GM officials indicated yesterday, for example, that the Treasury Department said it would not support the GM plan if debt holders ended up owning more than 10 per cent of the company after the debt-for-equity swap.
The Canadian and U.S. governments have intervened because a failure by GM would wipe out hundreds of thousands of jobs across the continent. "It would trigger a catastrophe in the economy, if that were to happen," noted David Cole, chairman of the Center for Automotive Research, an industry think tank in Ann Arbor, Mich.
"I have a hard time putting my finger on another [such critical time] unless it was 1941 when the industry just stopped making cars and made guns and planes," added Gerald Myers, a former chairman of American Motors Corp. and now a professor at the University of Michigan.
Some of the restructuring pain is being imposed by governments, which are seeking to ensure that the companies they bail out with long-term loans can survive. "It will take severe restructuring, there's no doubt about it and the job losses are terrible," Mr. Clement said outside the House of Commons. GM will slash its Canadian dealer network in half, to between 395 and 425 outlets by 2010 from 705 outlets now. That's a deeper and faster cut in its retail operations than was in a plan unveiled in February that called for a reduction to between 450 and 500 dealers by 2014.
GM Canada is negotiating with Ottawa to secure a $3-billion bridge loan to carry it until the end of May, and the company said the two sides are "close" to agreement. It is also looking for $7.5-billion in long-term loans from Ottawa and the province of Ontario to keep it alive until North American car sales pick up.
General Motors of Canada spokesman Stew Low said the company remains committed to Canada and that its plan here is largely unchanged, save for the elimination of a planned third shift in Oshawa next year to build the Impala. The company now has to begin negotiations with the Canadian Auto Workers union in an effort to extract the same concessions that the union provided to Chrysler in a deal ratified on the weekend.
GM said it expects to reduce its unionized work force to 4,400 by 2014, mostly through already announced closings at its truck plant in Oshawa next month and Windsor transmission plant in the summer of 2010.

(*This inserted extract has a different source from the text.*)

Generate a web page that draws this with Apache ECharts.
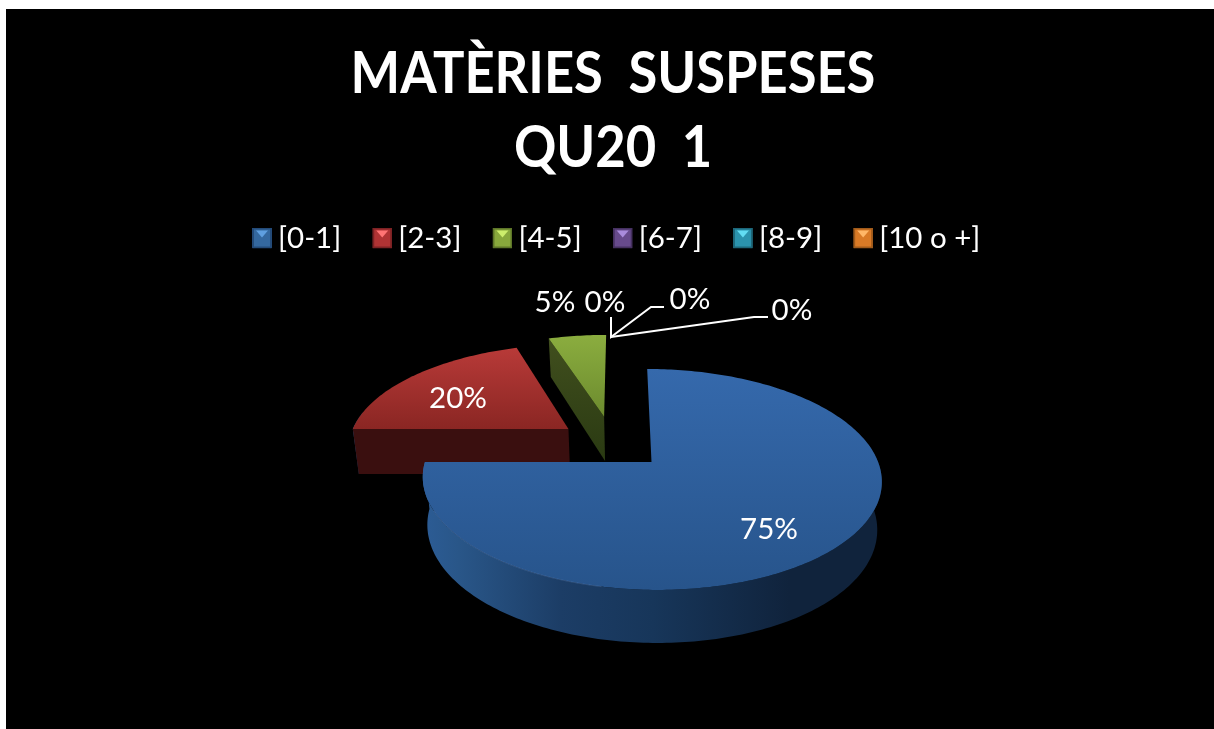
<!DOCTYPE html>
<html>
<head>
<meta charset="utf-8">
<style>
  html, body { margin: 0; padding: 0; background: #fff; }
  #main { width: 1214px; height: 729px; }
</style>
<script src="https://cdn.jsdelivr.net/npm/echarts@6/dist/echarts.min.js"></script>
</head>
<body>
<div id="main"></div>
<script>
const chartTitle = 'MATÈRIES  SUSPESES\nQU20  1';
const categories = ['[0-1]', '[2-3]', '[4-5]', '[6-7]', '[8-9]', '[10 o +]'];
const values = [75, 20, 5, 0, 0, 0];
const iconBase = ['#34689f', '#b03334', '#88a83c', '#674a8c', '#2b93ad', '#d97a26'];
const iconLight = ['#5f9fe0', '#ff7474', '#cdee6c', '#a98bdc', '#62dcf2', '#ffb768'];
const iconDark = ['#234a78', '#7c2224', '#5d7528', '#453060', '#1c6679', '#a05a1a'];
const topColors = [['#3569ac', '#27548b'], ['#b83a38', '#8a2623'], ['#8bad3f', '#6c8b2e']];

const FONT = 'Lato, Carlito, sans-serif';
const total = values.reduce((a, b) => a + b, 0);

// proyeccion del pastel: circulo unidad con perspectiva
const PIE = { cx: 651.5, cy: 462, rx: 226.6, ry: 107.7, k: 0.158, shear: 5 };
const EXPLODE = [[0, 0], [-0.378, -0.322], [-0.214, -0.45]];
const LABEL_POS = [[769, 529], [458, 398], [555, 302], [605, 302], [690, 299], [792, 310]];

function project(u, v, deep) {
  const w = 1 - PIE.k * v;
  let x = PIE.cx + (PIE.rx * u + PIE.shear * v) / w;
  let y = PIE.cy + PIE.ry * v / w;
  if (deep) {
    x = PIE.cx + (x - PIE.cx) * 0.98;
    y += 47 + 6 * v;
  }
  return [x, y];
}

function arcPoints(off, from, to, deep) {
  const pts = [];
  const steps = Math.max(2, Math.ceil(to - from));
  for (let i = 0; i <= steps; i++) {
    const a = (from + (to - from) * i / steps) * Math.PI / 180;
    pts.push(project(off[0] + Math.sin(a), off[1] - Math.cos(a), deep));
  }
  return pts;
}

function renderSlice(idx) {
  const before = values.slice(0, idx).reduce((a, b) => a + b, 0);
  const start = before / total * 360;
  const end = (before + values[idx]) / total * 360;
  const children = [];

  if (values[idx] > 0) {
    const off = EXPLODE[idx];
    const c = topColors[idx];
    const wallFront = Math.max(start, 80);
    const wallBack = Math.min(end, 280);
    // pared exterior, solo la mitad que mira al frente
    if (wallBack > wallFront) {
      children.push({
        type: 'polygon',
        shape: { points: arcPoints(off, wallFront, wallBack, false).concat(arcPoints(off, wallFront, wallBack, true).reverse()) },
        style: {
          fill: {
            type: 'linear', x: 0, y: 0, x2: 1, y2: 0,
            colorStops: [
              { offset: 0, color: '#2c5c95' }, { offset: 0.08, color: '#295688' },
              { offset: 0.3, color: '#1c3d66' }, { offset: 0.5, color: '#17365a' },
              { offset: 0.8, color: '#10233c' }, { offset: 1, color: '#10233c' }
            ]
          }
        }
      });
    }
    // pared radial del inicio del sector
    if (start > 180) {
      const a = start * Math.PI / 180;
      const rim = [off[0] + Math.sin(a), off[1] - Math.cos(a)];
      children.push({
        type: 'polygon',
        shape: { points: [project(off[0], off[1]), project(rim[0], rim[1]), project(rim[0], rim[1], true), project(off[0], off[1], true)] },
        style: { fill: idx === 1 ? '#3a0f0f' : { type: 'linear', x: 0, y: 0, x2: 0, y2: 1, colorStops: [{ offset: 0, color: '#414f1e' }, { offset: 1, color: '#2a3a12' }] } }
      });
    }
    children.push({
      type: 'polygon',
      shape: { points: [project(off[0], off[1])].concat(arcPoints(off, start, end, false)) },
      style: { fill: { type: 'linear', x: 0, y: 0, x2: 0, y2: 1, colorStops: [{ offset: 0, color: c[0] }, { offset: 1, color: c[1] }] } }
    });
    // brillo fino del borde delantero
    if (idx === 0) {
      children.push({
        type: 'polyline',
        shape: { points: arcPoints(off, 192, 245, false) },
        style: { stroke: 'rgba(130,175,235,0.22)', lineWidth: 1, fill: null }
      });
    }
  }

  children.push({
    type: 'text',
    style: {
      text: Math.round(values[idx] / total * 100) + '%',
      x: LABEL_POS[idx][0], y: LABEL_POS[idx][1],
      fill: '#fff', fontSize: 29.5, fontFamily: FONT,
      align: 'center', verticalAlign: 'middle'
    }
  });
  return { type: 'group', children };
}

function bevelIcon(i) {
  const svg = '<svg xmlns="http://www.w3.org/2000/svg" width="20" height="21">' +
    '<rect width="20" height="21" rx="1" fill="' + iconDark[i] + '"/>' +
    '<rect x="2" y="2" width="16" height="17" fill="' + iconBase[i] + '"/>' +
    '<polygon points="4,3 16,3 10,10" fill="' + iconLight[i] + '"/></svg>';
  return 'image://data:image/svg+xml;charset=utf-8,' + encodeURIComponent(svg);
}

const chart = echarts.init(document.getElementById('main'));
chart.setOption({
  animation: false,
  backgroundColor: '#fff',
  legend: {
    left: 247, top: 218, itemWidth: 20, itemHeight: 21, itemGap: 31, selectedMode: false,
    data: categories.map((name, i) => ({ name, icon: bevelIcon(i) })),
    textStyle: { color: '#fff', fontFamily: FONT, fontSize: 29.5, padding: [0, 0, 0, 1] }
  },
  graphic: [
    { type: 'rect', z: -10, silent: true, shape: { x: 6, y: 9, width: 1208, height: 720 }, style: { fill: '#000' } },
    // titulo: mas estrecho que Lato, como el original
    {
      type: 'text', z: 10, silent: true, x: 613, y: 111, scaleX: 0.905,
      style: { text: chartTitle, fill: '#fff', fontFamily: FONT, fontWeight: 'bold', fontSize: 58, lineHeight: 74, align: 'center', verticalAlign: 'middle' }
    },
    // lineas guia de las etiquetas en 0%
    { type: 'polyline', z: 10, silent: true, shape: { points: [[611, 317], [611, 337], [651, 307], [664, 307]] }, style: { stroke: '#fff', lineWidth: 2, fill: null } },
    { type: 'polyline', z: 10, silent: true, shape: { points: [[611, 337], [754, 317], [768, 317]] }, style: { stroke: '#fff', lineWidth: 2, fill: null } }
  ],
  series: categories.map((name, i) => ({
    type: 'custom',
    name,
    coordinateSystem: 'none',
    silent: true,
    z: [5, 4, 3, 6, 6, 6][i],
    data: [values[i]],
    renderItem: () => renderSlice(i)
  }))
});
</script>
</body>
</html>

"The landscape is going to shrink dramatically and it's going to have a negative impact right across our communities," said Chris Buckley, president of CAW Local 222 in Oshawa.
The loss of auto jobs is already devastating communities in Southern Ontario that rely on the assemblers and their parts suppliers for high-paying manufacturing jobs. Parts suppliers are warning of a cascading effect as the manufacturers cut back and parts makers face bankruptcy.
GM's survival plan includes slimming down to just four brands, compared with the eight it now offers. The lineup will consist of Chevrolet, Buick, Cadillac and GMC. The auto maker's Saturn, Saab and Hummer brands will be gone by the end of the year.
The plan calls for GM to break even financially in the worst vehicle markets such as that being experienced during the current U.S. downturn and to generate lots of profit when the market returns to healthier levels next decade.